Russia by the middle of the 19th century became a very large empire encompassing extensive numbers of people with disparate cultures and religions, which Moscow attempted to homogenize into a nation. Towards this end, successive Russian governments co-opted the Moscow Patriarchate and its priests as the foot soldiers of the Russian empire. The Russian Church became a mechanism of control in Ukraine and the Baltic states as well as a proselytizing force in the conquered territories of the Caucasus and the East and North coasts of the Black Sea.

Russian expansion proceeded at the expense of the Ottoman Empire and in the middle of the 1840;s Moscow turned its attention to Jerusalem. The Latins (Catholics) and Greeks had been competing for control over the Church of the Holy Sepulchre and the other sacred sites in the Holy Land ever since the Ottoman conquest of the region in 1516. In 1851, the French managed to persuade the Ottomans that the “Latin right” to the holy places had been established. This was an affront to the Tsar and two years later the Crimean War broke out in 1853 with Russia fighting Britain, France, Italy, and the Ottoman Empire. The Tsar’s armies were defeated and the Russians faced a major setback for their ambitions in the Holy Land and access to the straits.
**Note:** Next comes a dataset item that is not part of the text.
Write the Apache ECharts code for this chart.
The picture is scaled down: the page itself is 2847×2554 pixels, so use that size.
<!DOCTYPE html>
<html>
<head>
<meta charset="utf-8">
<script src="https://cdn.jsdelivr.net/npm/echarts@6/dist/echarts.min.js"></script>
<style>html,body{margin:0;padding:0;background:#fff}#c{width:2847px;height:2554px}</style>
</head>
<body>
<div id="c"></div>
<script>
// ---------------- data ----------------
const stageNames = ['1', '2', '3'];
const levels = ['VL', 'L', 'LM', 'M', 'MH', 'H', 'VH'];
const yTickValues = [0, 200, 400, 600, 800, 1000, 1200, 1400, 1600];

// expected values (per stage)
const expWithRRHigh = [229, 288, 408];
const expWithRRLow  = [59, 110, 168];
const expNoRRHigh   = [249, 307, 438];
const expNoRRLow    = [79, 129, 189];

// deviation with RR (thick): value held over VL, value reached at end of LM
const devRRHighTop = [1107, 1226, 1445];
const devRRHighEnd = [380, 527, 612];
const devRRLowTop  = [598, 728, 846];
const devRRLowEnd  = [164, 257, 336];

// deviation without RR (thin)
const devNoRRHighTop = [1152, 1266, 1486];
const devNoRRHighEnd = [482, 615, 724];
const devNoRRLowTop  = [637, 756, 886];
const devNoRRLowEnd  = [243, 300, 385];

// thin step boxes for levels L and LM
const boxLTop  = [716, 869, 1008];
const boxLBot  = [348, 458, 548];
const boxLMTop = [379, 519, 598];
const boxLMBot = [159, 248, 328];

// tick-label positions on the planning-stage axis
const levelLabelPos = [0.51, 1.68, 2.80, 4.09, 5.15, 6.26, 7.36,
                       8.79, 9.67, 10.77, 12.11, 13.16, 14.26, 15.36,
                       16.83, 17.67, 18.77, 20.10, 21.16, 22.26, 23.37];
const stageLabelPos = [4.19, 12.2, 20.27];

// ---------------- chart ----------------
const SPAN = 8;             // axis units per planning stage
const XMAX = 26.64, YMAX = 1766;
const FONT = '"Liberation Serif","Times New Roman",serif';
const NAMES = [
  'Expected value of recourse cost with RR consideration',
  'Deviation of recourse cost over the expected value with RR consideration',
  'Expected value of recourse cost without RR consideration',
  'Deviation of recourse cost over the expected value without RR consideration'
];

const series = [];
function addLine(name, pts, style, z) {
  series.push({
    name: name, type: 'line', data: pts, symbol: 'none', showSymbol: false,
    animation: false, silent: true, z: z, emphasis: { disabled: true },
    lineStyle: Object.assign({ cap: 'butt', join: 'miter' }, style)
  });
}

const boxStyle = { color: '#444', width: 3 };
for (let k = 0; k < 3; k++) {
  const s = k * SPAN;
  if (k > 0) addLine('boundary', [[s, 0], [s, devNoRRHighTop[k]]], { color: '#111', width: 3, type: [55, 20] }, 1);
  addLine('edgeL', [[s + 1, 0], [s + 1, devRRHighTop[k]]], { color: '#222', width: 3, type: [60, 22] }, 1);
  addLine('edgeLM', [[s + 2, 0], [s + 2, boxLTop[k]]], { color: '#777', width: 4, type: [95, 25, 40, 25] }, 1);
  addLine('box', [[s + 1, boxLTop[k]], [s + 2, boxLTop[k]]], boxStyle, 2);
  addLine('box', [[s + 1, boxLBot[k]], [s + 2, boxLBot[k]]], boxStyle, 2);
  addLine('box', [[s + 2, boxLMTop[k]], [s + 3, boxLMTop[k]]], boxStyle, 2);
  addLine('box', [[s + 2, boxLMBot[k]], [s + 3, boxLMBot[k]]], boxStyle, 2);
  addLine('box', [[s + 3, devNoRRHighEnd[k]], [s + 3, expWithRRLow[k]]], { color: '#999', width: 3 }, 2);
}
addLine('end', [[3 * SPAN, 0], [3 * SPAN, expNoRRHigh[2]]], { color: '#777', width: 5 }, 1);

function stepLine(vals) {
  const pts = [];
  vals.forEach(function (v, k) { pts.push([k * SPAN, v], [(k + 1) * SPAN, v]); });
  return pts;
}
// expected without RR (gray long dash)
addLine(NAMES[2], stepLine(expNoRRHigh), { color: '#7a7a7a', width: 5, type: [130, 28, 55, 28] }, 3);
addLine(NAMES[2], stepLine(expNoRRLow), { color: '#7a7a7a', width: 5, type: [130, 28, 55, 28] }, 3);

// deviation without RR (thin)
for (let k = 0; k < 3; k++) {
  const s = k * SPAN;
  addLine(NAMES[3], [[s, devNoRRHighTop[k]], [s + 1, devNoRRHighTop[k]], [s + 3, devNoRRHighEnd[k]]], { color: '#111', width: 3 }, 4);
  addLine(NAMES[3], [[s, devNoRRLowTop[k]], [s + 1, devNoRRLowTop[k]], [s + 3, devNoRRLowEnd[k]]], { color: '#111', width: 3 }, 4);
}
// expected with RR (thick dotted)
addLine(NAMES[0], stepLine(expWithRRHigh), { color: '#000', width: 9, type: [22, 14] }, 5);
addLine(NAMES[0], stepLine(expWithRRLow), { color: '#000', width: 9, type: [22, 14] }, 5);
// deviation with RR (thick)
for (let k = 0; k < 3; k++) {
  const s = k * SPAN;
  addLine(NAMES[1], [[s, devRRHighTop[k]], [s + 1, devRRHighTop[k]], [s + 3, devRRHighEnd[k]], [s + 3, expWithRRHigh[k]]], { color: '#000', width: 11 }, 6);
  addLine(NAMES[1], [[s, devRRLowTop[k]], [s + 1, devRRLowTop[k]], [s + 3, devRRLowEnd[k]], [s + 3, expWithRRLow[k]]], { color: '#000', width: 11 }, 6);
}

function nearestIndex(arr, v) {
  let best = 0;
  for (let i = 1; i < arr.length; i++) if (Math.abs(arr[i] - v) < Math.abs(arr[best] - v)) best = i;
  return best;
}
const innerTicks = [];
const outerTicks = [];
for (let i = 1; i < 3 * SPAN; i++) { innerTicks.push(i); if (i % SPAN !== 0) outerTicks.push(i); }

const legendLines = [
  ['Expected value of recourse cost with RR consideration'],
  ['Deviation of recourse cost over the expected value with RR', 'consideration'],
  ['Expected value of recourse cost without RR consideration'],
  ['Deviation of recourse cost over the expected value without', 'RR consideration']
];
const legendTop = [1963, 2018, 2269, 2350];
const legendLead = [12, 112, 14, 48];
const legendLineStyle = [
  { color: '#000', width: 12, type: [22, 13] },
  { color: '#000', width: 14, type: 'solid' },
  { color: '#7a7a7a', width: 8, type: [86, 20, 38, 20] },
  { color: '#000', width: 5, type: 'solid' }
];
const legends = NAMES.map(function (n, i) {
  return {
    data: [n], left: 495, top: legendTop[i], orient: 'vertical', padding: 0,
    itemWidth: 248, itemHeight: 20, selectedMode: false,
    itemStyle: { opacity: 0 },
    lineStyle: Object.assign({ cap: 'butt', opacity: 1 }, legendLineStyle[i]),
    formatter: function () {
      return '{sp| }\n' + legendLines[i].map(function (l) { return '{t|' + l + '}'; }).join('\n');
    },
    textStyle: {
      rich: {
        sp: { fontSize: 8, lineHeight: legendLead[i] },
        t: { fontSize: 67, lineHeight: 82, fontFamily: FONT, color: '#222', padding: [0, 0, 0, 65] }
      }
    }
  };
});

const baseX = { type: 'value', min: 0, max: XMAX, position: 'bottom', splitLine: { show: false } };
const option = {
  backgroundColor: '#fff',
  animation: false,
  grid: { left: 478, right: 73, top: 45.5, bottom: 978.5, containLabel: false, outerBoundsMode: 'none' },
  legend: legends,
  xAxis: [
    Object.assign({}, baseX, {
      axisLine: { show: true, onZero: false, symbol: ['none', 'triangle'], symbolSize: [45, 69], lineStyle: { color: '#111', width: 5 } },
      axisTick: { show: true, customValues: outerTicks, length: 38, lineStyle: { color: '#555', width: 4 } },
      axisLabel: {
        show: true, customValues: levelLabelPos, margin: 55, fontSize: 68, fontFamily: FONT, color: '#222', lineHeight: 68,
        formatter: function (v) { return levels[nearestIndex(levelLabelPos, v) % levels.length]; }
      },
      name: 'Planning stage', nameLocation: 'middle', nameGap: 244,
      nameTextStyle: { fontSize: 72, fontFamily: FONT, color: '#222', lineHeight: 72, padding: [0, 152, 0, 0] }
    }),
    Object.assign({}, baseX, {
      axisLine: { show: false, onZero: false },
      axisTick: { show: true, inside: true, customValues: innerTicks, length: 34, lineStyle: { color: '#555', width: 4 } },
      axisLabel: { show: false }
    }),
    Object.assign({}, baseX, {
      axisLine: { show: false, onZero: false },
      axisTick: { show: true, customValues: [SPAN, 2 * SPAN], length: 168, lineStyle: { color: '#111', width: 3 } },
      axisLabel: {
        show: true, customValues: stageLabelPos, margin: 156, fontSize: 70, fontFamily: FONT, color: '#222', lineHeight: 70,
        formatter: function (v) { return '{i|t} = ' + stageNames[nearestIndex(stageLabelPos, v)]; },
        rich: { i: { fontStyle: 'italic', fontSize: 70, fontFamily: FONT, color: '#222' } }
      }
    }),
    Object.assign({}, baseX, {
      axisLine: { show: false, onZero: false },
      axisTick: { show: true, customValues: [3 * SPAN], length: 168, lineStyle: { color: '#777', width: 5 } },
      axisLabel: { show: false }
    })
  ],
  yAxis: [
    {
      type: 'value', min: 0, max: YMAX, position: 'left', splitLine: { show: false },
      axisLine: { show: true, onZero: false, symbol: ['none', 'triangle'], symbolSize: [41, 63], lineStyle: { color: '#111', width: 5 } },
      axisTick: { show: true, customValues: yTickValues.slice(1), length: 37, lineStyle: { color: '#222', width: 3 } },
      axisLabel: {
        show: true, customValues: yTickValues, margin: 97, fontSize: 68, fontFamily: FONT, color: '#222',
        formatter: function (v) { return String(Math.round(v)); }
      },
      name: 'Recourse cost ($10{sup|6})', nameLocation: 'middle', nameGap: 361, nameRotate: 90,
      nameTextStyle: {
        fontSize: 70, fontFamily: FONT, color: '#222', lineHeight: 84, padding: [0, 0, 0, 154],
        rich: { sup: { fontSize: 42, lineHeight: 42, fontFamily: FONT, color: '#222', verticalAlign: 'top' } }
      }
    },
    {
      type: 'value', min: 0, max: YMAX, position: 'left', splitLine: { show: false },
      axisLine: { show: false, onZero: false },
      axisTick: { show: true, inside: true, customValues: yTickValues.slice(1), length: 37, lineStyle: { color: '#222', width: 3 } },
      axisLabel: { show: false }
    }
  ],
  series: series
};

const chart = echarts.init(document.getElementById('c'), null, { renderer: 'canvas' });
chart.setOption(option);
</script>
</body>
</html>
The Crimean War was the first religious conflict since the Reformation struggle in the 16th century. Therefore, in a way, for the Russians the conflict was over a combination of geopolitical interests and religion. By the middle of the 19th century, consequently, Eastern Orthodoxy was intertwined with Russian nationalism and formed the basis of the Tsarist state. Today it is an integral part of contemporary Russian identity.